The report is also interesting in that it clearly states the case for poetry’s particular peccadilloes. One of the recommendations of the report is to “Reproduce the Original Work Faithfully.” The concept is detailed in the copyright and fair use portion: “This desire for accurate reproduction is especially intense for poets because an unusual level of attention to linguistic detail and discipline is inherent in the art of poetry. Poets meticulously consider punctuation, line breaks, syntax at the smallest level, and even spelling in the construction of poems, so they are unusually concerned that their poems be reproduced not nearly as they appear but precisely as they appear.” Damn straight.

The report also deals with new media, as the name implies, from Kindle to podcasts and beyond. It deals with them quite a bit, but in the context of issues that transcend media formats. If you have a particular beef or concern with a new media outlet, I’d scroll the report to see how they’ve addressed it.

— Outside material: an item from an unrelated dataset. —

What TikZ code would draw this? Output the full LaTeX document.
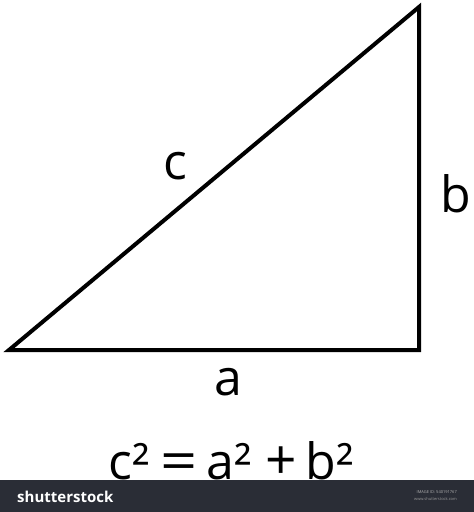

The report’s second section, “The Lifeline of Poetry: Creating Opportunities for Access to and a Lifelong Engagement with the Pleasures of Poetry” moves beyond the legal barriers and ramifications to spell out a plan to deal with various barriers to folks getting access to and spending time with poetry. Namely to create a national study group “to develop a flexible, modular set of guides meant to help people of all ages engage with poetry in a variety of settings ….” Ambitious? Yes. Flawed? Perhaps. But scanning the list of goals for what the guide might do, I’m not going to argue with “model ways of reading poems that do not focus on coming up with ‘correct’ and testable readings but rather encourage engagement, discourse, pleasure, and critical thinking.” Nor am I ready to scoff at the aim to “provide parents with tools for reading and experiencing poetry with their children.” Sounds gravy to me.

And, lest you think it was just a bunch of suits talking shop about stanzas, check the list of the Poetry and New Media Working Group Members: Michael Collier, Wyn Cooper, Rita Dove, Cornelius Eady, David Fenza, Kate Gale, Kimiko Hahn, Lewis Hyde, Fiona McCrae, Robert Pinsky, Claudia Rankine, Alberto Rios, Don Selby, Rick Stevens, Jennifer Urban, Monica Youn. I think the poet’s voice might have gotten heard at that table, don’t you?

The report doesn’t pretend to speak for everyone, but honestly raises some questions about use that are in need of some, yes, “creative” answers. It deals with the stuff that many of us wish was already in place. The safeguards that might allow us to get down to the business of being creative already. The infrastructure that allows the next generation (and the previous) to access poetry with the passion and ease that we might. It’s a project that’s overdue, and while it may be a somewhat dry read it could just whet your appetite to change the world.